Systems analysis has been described as an “approach” that can be used to evaluate a system, where a system is a collection of components or elements. Systems analysis can be used to consider the success or failure to achieve a desired outcome or outcomes by first applying systems analysis principles to design, develop, and then to evaluate the system. Further, systems engineering tenets can be used to implement and maintain the system. Systems dynamics is used to explore and understand the behavior of a system, and particularly the behavior of complex systems, over time. Public private partnerships comprised of any number of entities, for example those that have been used to increase citizen preparedness or to address a need within a community, can be thought of as a system where the desired outcome is increased preparedness or resolution of the need. This is a crucial distinction. That is, the public private partnership while important is not in and of itself the desired outcome. In fact, public private partnerships represent a set of very complex systems where understanding the overall behavior of the system is extremely important to the real world achievement of such partnerships’ goals and objectives.

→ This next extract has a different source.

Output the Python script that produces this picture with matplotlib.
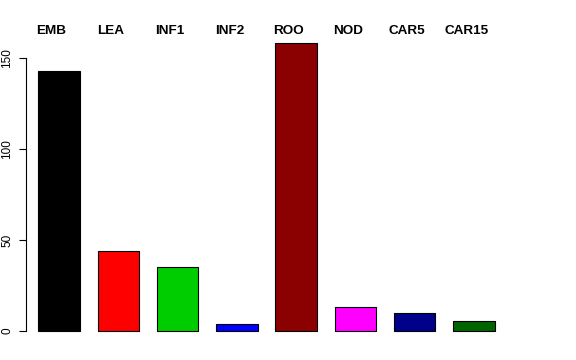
import matplotlib
matplotlib.use("Agg")
import matplotlib.pyplot as plt
import numpy as np

# Counts per tissue class
categories = ["EMB", "LEA", "INF1", "INF2", "ROO", "NOD", "CAR5", "CAR15"]
counts = [143, 44, 35, 4, 158, 13, 10, 5.5]
colors = ["#000000", "#FF0000", "#00CD00", "#0000FF",
          "#8B0000", "#FF00FF", "#00008B", "#006400"]
yticks = [0, 50, 100, 150]

plt.rcParams['font.family'] = ['Liberation Sans', 'DejaVu Sans']

fig = plt.figure(figsize=(5.76, 3.6), dpi=100)
ax = fig.add_axes([26/576, (360-342.5)/360, (550-26)/576, (342.5-32)/360])

# bar centres one unit-ish apart, R style
x = 0.7 + 1.2*np.arange(len(categories))
ax.bar(x, counts, width=0.84, color=colors, edgecolor="black", linewidth=0.8)

ax.set_xlim(0.032, 10.64)
ax.set_ylim(-6.3, 164.3)

for s in ["top", "right", "bottom"]:
    ax.spines[s].set_visible(False)
ax.spines["left"].set_bounds(0, 150)
ax.spines["left"].set_linewidth(0.8)
ax.set_xticks([])
ax.set_yticks(yticks)
ax.set_yticklabels([str(v) for v in yticks], rotation=90, va="center", fontsize=8.5)
ax.tick_params(axis="y", length=5, width=0.8, pad=4)

# names sit above the plot, a bit left of the bars
for xi, name in zip(x - 0.15, categories):
    ax.text(xi, 0.9936, name, transform=ax.get_xaxis_transform(), ha="center",
            va="baseline", fontsize=9.7, fontweight="bold")

fig.savefig("out.png", dpi=100)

Taking a systems’ analysis approach requires that a comprehensive description of the desired outcome be made first. Without this, it would be impossible to evaluate when an outcome has been realized, whether that outcome meets all the desired goals and objectives, etc. The desired outcome may be the solution to a problem, e.g. a need for building materials may exist if the community is impacted by a hurricane. Or, the desired outcome may be an increased level of something, e.g. an increase in community resilience. The Support Alliance For Emergency Readiness (SAFER) Santa Rosa is a community organization active in disasters (COAD), i.e. a public private partnership whose desired outcomes span both these examples; addressing problems created by disasters and increasing community resilience. The most recent information about SAFER Santa Rosa can be found on its website at: www.safersantarosa.org. SAFER Santa Rosa is considered to be a good example of a successful public private partnership. SAFER Santa Rosa has not comprehensively described what the solutions to problems they would like are nor has it described what increased community resilience would be exactly. Rather, as well be discussed below SAFER Santa Rosa established a committee system where each committee was empowered to described its contribution to the solution of problems or to increased resiliency.